As a lifeguard it was my most solemn and irksome duty to prevent children from having any fun. I would dutifully tell the kids to stay out of the lap lanes, don’t touch the lane markers, and for god’s sake don’t splash near the swimmers. After all, who wants to get wet in a pool? And while I understood the logic behind the “only lap swimmers in the lap lanes” rule, I didn’t get the big deal. They weren’t hurting anyone. How old and cranky did you have to be to mind a few kids in the lap lanes?
So when I saw these boys swimming underwater through my lap lane over and over and over again, I didn’t get annoyed, right? I understood that they were kids who wanted to have a good time and play some fun pool games, right?
You would think I’d achieved that level of maturity, wouldn’t you? You wouldn’t think that when another child swam through my lap lane and took his sweet time about it that I put my head down and added a little burst of speed, hoping to plow into him, would you?
So when I finished my mile and put my foot down not on a pool bottom but a sweaty pre-teen little boy back and I yelped, it came as a complete shock to me when the next words out of my life were directed at the lifeguard.
“Could you PLEASE ask them to stay out of the lap lanes?”
Apparently you can hit “old and cranky” ate age 36.

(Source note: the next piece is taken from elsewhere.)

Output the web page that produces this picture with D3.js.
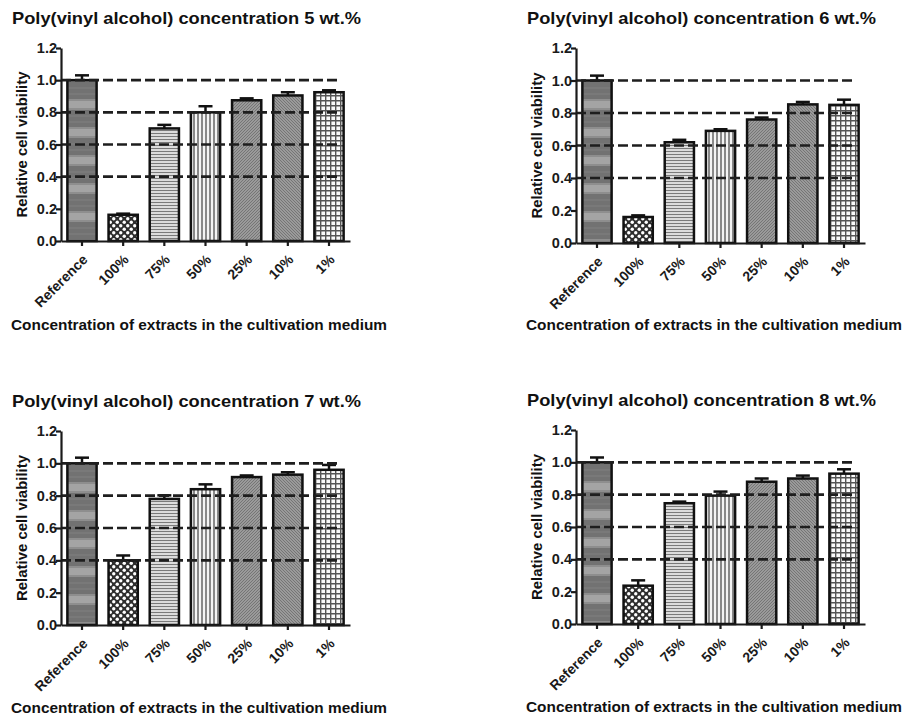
<!DOCTYPE html>
<html>
<head>
<meta charset="utf-8">
<script src="https://cdn.jsdelivr.net/npm/d3@7"></script>
<style>
  body { margin: 0; background: #fff; }
  svg { display: block; font-family: Arial, "Liberation Sans", sans-serif; font-weight: bold; }
  .axis path, .axis line { stroke: #1a1a1a; stroke-width: 2.2; }
  .axis text { fill: #1a1a1a; font-weight: bold; font-family: Arial, "Liberation Sans", sans-serif; }
</style>
</head>
<body>
<div id="chart"></div>
<script>
// Data
const categories = ['Reference', '100%', '75%', '50%', '25%', '10%', '1%'];
const yTicks = [0, 0.2, 0.4, 0.6, 0.8, 1.0, 1.2];
const guideLevels = [0.4, 0.6, 0.8, 1.0];
const titles = [
    'Poly(vinyl alcohol) concentration 5 wt.%',
    'Poly(vinyl alcohol) concentration 6 wt.%',
    'Poly(vinyl alcohol) concentration 7 wt.%',
    'Poly(vinyl alcohol) concentration 8 wt.%'
];
const viability5 = [1.00, 0.163, 0.70, 0.80, 0.875, 0.905, 0.925];
const error5     = [0.03, 0.007, 0.022, 0.038, 0.012, 0.02, 0.012];
const viability6 = [1.00, 0.16, 0.62, 0.69, 0.76, 0.853, 0.85];
const error6     = [0.03, 0.01, 0.015, 0.01, 0.012, 0.015, 0.032];
const viability7 = [1.00, 0.40, 0.78, 0.84, 0.915, 0.93, 0.96];
const error7     = [0.035, 0.03, 0.022, 0.03, 0.01, 0.015, 0.03];
const viability8 = [1.00, 0.237, 0.747, 0.794, 0.88, 0.90, 0.93];
const error8     = [0.03, 0.033, 0.01, 0.025, 0.02, 0.018, 0.027];
const xTitle = 'Concentration of extracts in the cultivation medium';
const yTitle = 'Relative cell viability';

const svg = d3.select('#chart')
    .append('svg')
    .attr('width', 911)
    .attr('height', 720);

// Fill patterns for the bars
const defs = svg.append('defs');

function makePattern(id, w, h) {
    return defs.append('pattern')
        .attr('id', id)
        .attr('patternUnits', 'userSpaceOnUse')
        .attr('width', w)
        .attr('height', h);
}

// reference: dark grey with lighter horizontal bands
let p = makePattern('pRef', 6, 28);
p.append('rect').attr('width', 6).attr('height', 28).attr('fill', '#727272');
p.append('rect').attr('y', 17).attr('width', 6).attr('height', 7).attr('fill', '#a4a4a4');
p.append('rect').attr('y', 15).attr('width', 6).attr('height', 2).attr('fill', '#8e8e8e');
p.append('rect').attr('y', 24).attr('width', 6).attr('height', 2).attr('fill', '#8e8e8e');
p.append('path').attr('d', 'M0,4H6M0,10H6').attr('stroke', '#808080').attr('stroke-width', 1);

// 100%: white dots on dark
p = makePattern('pDots', 7, 7);
p.append('rect').attr('width', 7).attr('height', 7).attr('fill', '#2e2e2e');
p.append('circle').attr('cx', 1.75).attr('cy', 1.75).attr('r', 1.7).attr('fill', '#fff');
p.append('circle').attr('cx', 5.25).attr('cy', 5.25).attr('r', 1.7).attr('fill', '#fff');

// 75%: horizontal lines
p = makePattern('pHoriz', 4, 3);
p.append('rect').attr('width', 4).attr('height', 3).attr('fill', '#f4f4f4');
p.append('path').attr('d', 'M0,1.5H4').attr('stroke', '#7a7a7a').attr('stroke-width', 1.4);

// 50%: vertical lines
p = makePattern('pVert', 4, 4);
p.append('rect').attr('width', 4).attr('height', 4).attr('fill', '#f4f4f4');
p.append('path').attr('d', 'M2,0V4').attr('stroke', '#6e6e6e').attr('stroke-width', 1.6);

// 25%: dense "/" hatch
p = makePattern('pDiagR', 3, 3);
p.append('rect').attr('width', 3).attr('height', 3).attr('fill', '#9a9a9a');
p.append('path').attr('d', 'M0,3L3,0M-1,1L1,-1M2,4L4,2').attr('stroke', '#6c6c6c').attr('stroke-width', 0.8);

// 10%: dense "\" hatch
p = makePattern('pDiagL', 3, 3);
p.append('rect').attr('width', 3).attr('height', 3).attr('fill', '#9a9a9a');
p.append('path').attr('d', 'M0,0L3,3M-1,2L1,4M2,-1L4,1').attr('stroke', '#6c6c6c').attr('stroke-width', 0.8);

// 1%: grid
p = makePattern('pGrid', 5, 5);
p.append('rect').attr('width', 5).attr('height', 5).attr('fill', '#fafafa');
p.append('path').attr('d', 'M0,0.7H5M0.7,0V5').attr('stroke', '#555').attr('stroke-width', 1.4);

const fills = ['pRef', 'pDots', 'pHoriz', 'pVert', 'pDiagR', 'pDiagL', 'pGrid'];

const panels = [
    {dx: 0,   dy: 0,   top: 48, bottom: 241, values: viability5, errors: error5, title: titles[0]},
    {dx: 515, dy: 0,   top: 48, bottom: 243, values: viability6, errors: error6, title: titles[1]},
    {dx: 0,   dy: 383, top: 48, bottom: 242, values: viability7, errors: error7, title: titles[2]},
    {dx: 515, dy: 382, top: 48, bottom: 242, values: viability8, errors: error8, title: titles[3]}
];

panels.forEach(drawPanel);

function drawPanel(cfg) {
    const g = svg.append('g')
        .attr('transform', `translate(${cfg.dx},${cfg.dy})`);

    const x = d3.scaleBand()
        .domain(categories)
        .range([61, 350])
        .paddingInner(0.29)
        .paddingOuter(0.155);

    const y = d3.scaleLinear()
        .domain([0, 1.2])
        .range([cfg.bottom, cfg.top]);

    const rows = categories.map((c, i) => ({cat: c, v: cfg.values[i], e: cfg.errors[i], fill: fills[i]}));

    // title
    g.append('text')
        .attr('x', 12)
        .attr('y', 24)
        .attr('textLength', 349)
        .attr('lengthAdjust', 'spacingAndGlyphs')
        .style('font-size', '16.5px')
        .attr('fill', '#111')
        .text(cfg.title);

    // bars
    g.selectAll('.bar')
        .data(rows)
        .enter()
        .append('rect')
        .attr('class', 'bar')
        .attr('x', d => x(d.cat))
        .attr('y', d => y(d.v))
        .attr('width', x.bandwidth())
        .attr('height', d => y(0) - y(d.v))
        .attr('fill', d => `url(#${d.fill})`)
        .attr('stroke', '#111')
        .attr('stroke-width', 2.5);

    // error bars (upper only)
    const err = g.selectAll('.err')
        .data(rows)
        .enter()
        .append('g')
        .attr('class', 'err')
        .attr('stroke', '#111')
        .attr('stroke-width', 2.5);

    err.append('line')
        .attr('x1', d => x(d.cat) + x.bandwidth() / 2)
        .attr('x2', d => x(d.cat) + x.bandwidth() / 2)
        .attr('y1', d => y(d.v))
        .attr('y2', d => y(d.v + d.e));

    err.append('line')
        .attr('x1', d => x(d.cat) + x.bandwidth() / 2 - 7)
        .attr('x2', d => x(d.cat) + x.bandwidth() / 2 + 7)
        .attr('y1', d => y(d.v + d.e))
        .attr('y2', d => y(d.v + d.e));

    // dashed guide lines drawn over the bars
    const lastCat = categories[categories.length - 1];
    g.selectAll('.guide')
        .data(guideLevels)
        .enter()
        .append('line')
        .attr('class', 'guide')
        .attr('x1', 61)
        .attr('x2', x(lastCat) + x.bandwidth() - 3)
        .attr('y1', d => y(d))
        .attr('y2', d => y(d))
        .attr('stroke', '#1e1e1e')
        .attr('stroke-width', 2.6)
        .attr('stroke-dasharray', '10,4');

    // y axis
    const yAxis = d3.axisLeft(y)
        .tickValues(yTicks)
        .tickFormat(d3.format('.1f'))
        .tickSize(5)
        .tickSizeOuter(0);

    g.append('g')
        .attr('class', 'axis')
        .attr('transform', 'translate(61,0)')
        .call(yAxis)
        .selectAll('text')
        .attr('x', -4)
        .style('font-size', '14.5px');

    // x axis
    const xAxis = d3.axisBottom(x)
        .tickSize(5)
        .tickSizeOuter(0);

    const xg = g.append('g')
        .attr('class', 'axis')
        .attr('transform', `translate(0,${y(0)})`)
        .call(xAxis);

    xg.selectAll('text')
        .attr('x', 0)
        .attr('y', 0)
        .attr('dy', '0.35em')
        .attr('text-anchor', 'end')
        .attr('transform', 'translate(3,16) rotate(-45)')
        .style('font-size', '14px');

    // axis titles
    g.append('text')
        .attr('x', 11)
        .attr('y', 330)
        .attr('textLength', 376)
        .attr('lengthAdjust', 'spacingAndGlyphs')
        .style('font-size', '15.5px')
        .attr('fill', '#111')
        .text(xTitle);

    g.append('text')
        .attr('transform', `translate(27,${(cfg.top + cfg.bottom) / 2}) rotate(-90)`)
        .attr('text-anchor', 'middle')
        .attr('textLength', 146)
        .attr('lengthAdjust', 'spacingAndGlyphs')
        .style('font-size', '15px')
        .attr('fill', '#111')
        .text(yTitle);
}
</script>
</body>
</html>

I did not ask politely. I did not ask quietly. When the lifeguard yanked not one but three boys out of the pool and made them sit in time out, it made me smile just a little bit. I’m pretty sure all the lifeguards refer to me as the cranky lady with the frog tattoo and sloppy breaststroke kick. The kids know to not make eye contact with me because legend has it I can turn them to stone with just one look. When they have sleepovers they scare each other not with stories of the guy with hook for a hand but the frog tattoo lady who sneaks up on them in the pool and holds them underwater, where no one can hear them scream.
I’m not sure when I transitioned to cranky old lady (and, yes, to a 12-year-old boy, 36 is no different than 72, especially not when she’s yelling at you like you drank her last can of Ensure) but I’m pretty sure it’s irreversible.
In my defense, that one hour is my time, damn it. I don’t have the luxury of lolling about summer camp all day, and some days carving out that hour means sacrificing something else. Today it means not editing this column so that it’s funnier.
Believe me, if I had a couple hours a day to spend at the pool I’d probably be screwing around, too. But the only time I feel right is when I’m in the water, and for that hour all the noise in my head quiets and I can just keep swimming.
Until some unsuspecting happy-go-lucky child swims across my lane. Then watch out, kiddies, because Frog Tattoo Lady is going to get you.